Feature Engineering v2:

Elimino estas features “con futuro” del DataFrame y de LEGAL_FEATURES_NUM:
- stint_len
- stint_lap_index
- stint_lap_norm
- tyrelife_norm_stint

Me quedo con las que conceptualmente sí tienen sentido para el simulador y no duplican demasiado:

- lap_norm_session → fase de la sesión (principio/medio/fin).
- is_race → modo práctica vs carrera (puede ser útil).
- compound_order → codifica “blando vs duro” de forma ordenada.

In [16]:
LEGAL_FEATURES_NUM = [
    "LapNumber",
    "Stint",
    "TyreLife",
    "lap_norm_session",
    "is_race",
    "compound_order",
]

LEGAL_FEATURES_CAT = [
    "Session",
    "Compound",
]


In [None]:
LEGAL_FEATURES_NUM = [c for c in LEGAL_FEATURES_NUM if c in df_fe.columns]
LEGAL_FEATURES_CAT = [c for c in LEGAL_FEATURES_CAT if c in df_fe.columns]
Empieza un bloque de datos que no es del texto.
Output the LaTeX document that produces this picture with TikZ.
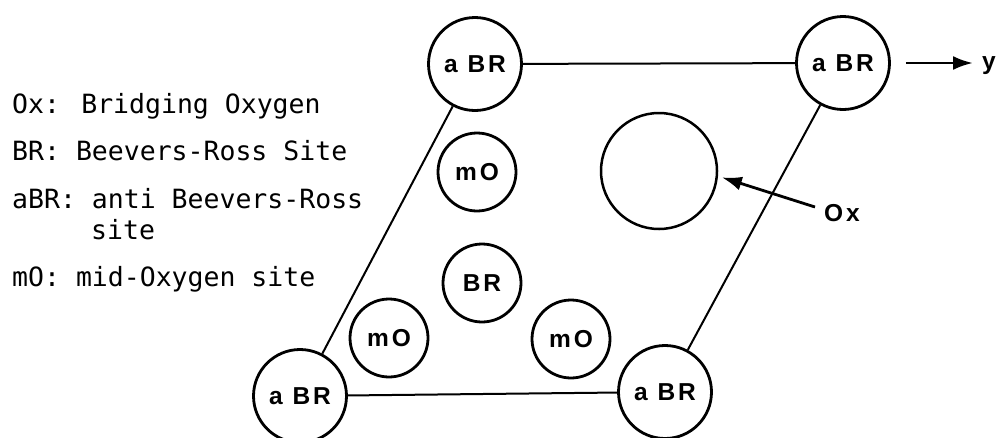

FEATURES = LEGAL_FEATURES_NUM + LEGAL_FEATURES_CAT
X = df_fe[FEATURES].copy()

preprocessor = ColumnTransformer(
    transformers=[
        ("num", StandardScaler(), LEGAL_FEATURES_NUM),
        ("cat", OneHotEncoder(handle_unknown="ignore"), LEGAL_FEATURES_CAT),
    ]
)

#printeo las columnas de x
print(X.columns)

Index(['LapNumber', 'Stint', 'TyreLife', 'lap_norm_session', 'is_race',
       'compound_order', 'Session', 'Compound'],
      dtype='object')


In [None]:
# Evaluamos con KFold usando las nuevas features
gb_fe_results = evaluate_model_cv(
    name="GradientBoosting_FE_v2",
    regressor=gb_fe,
    X=X,
    y=y,
    n_splits=5,
    random_state=42
)

[GradientBoosting_FE_v2] Fold 1: MAE=0.803, RMSE=1.113, R2=0.766
[GradientBoosting_FE_v2] Fold 2: MAE=0.408, RMSE=0.522, R2=0.957
[GradientBoosting_FE_v2] Fold 3: MAE=0.642, RMSE=0.908, R2=0.856
[GradientBoosting_FE_v2] Fold 4: MAE=1.026, RMSE=1.527, R2=0.400
[GradientBoosting_FE_v2] Fold 5: MAE=0.548, RMSE=0.641, R2=0.857

[GradientBoosting_FE_v2] === Promedio 5 folds ===
MAE  medio: 0.685 ± 0.213
RMSE medio: 0.942 ± 0.358
R2   medio: 0.767 ± 0.193



Resumen de los Resultados para FE V2:

- En comparacion con el modelo de GB sin FE se mejora un poco el MAE y el RMSE, manteniendo valor practicamente igual de R2
- FE_v2 no rompe nada y ayuda un poco
- Las nuevas features son conceptualmente correctas para el simulador
- El modelo sigue explicando ~75% de la varianza de LapTime (baseline sólido para comparar estrategias “gruesas” en el simulador y, más adelante, ver si el aprendizaje de (PCA/AE) aporta algo extra.)



Pasos a seguir:
- Congelar este setup como baseline oficial: Features: LapNumber, Stint, TyreLife, lap_norm_session, is_race, compound_order, Session, Compound. Modelo: GradientBoosting con los hiperparámetros actuales. Guardar estos resultados (tabla y configuración) para la parte del informe/paper (“Baseline clásico”).
-  Hacer tuning ligero de hiperparámetros del GB (n_estimators, max_depth, learning_rate) usando el mismo K-fold.

Mas adelante:
- armar el pipeline de PCA + clustering sobre las vueltas
- diseñar el autoencoder para aprender el espacio latente y ver si aparecen clusters por piloto/compuesto/estado de pista.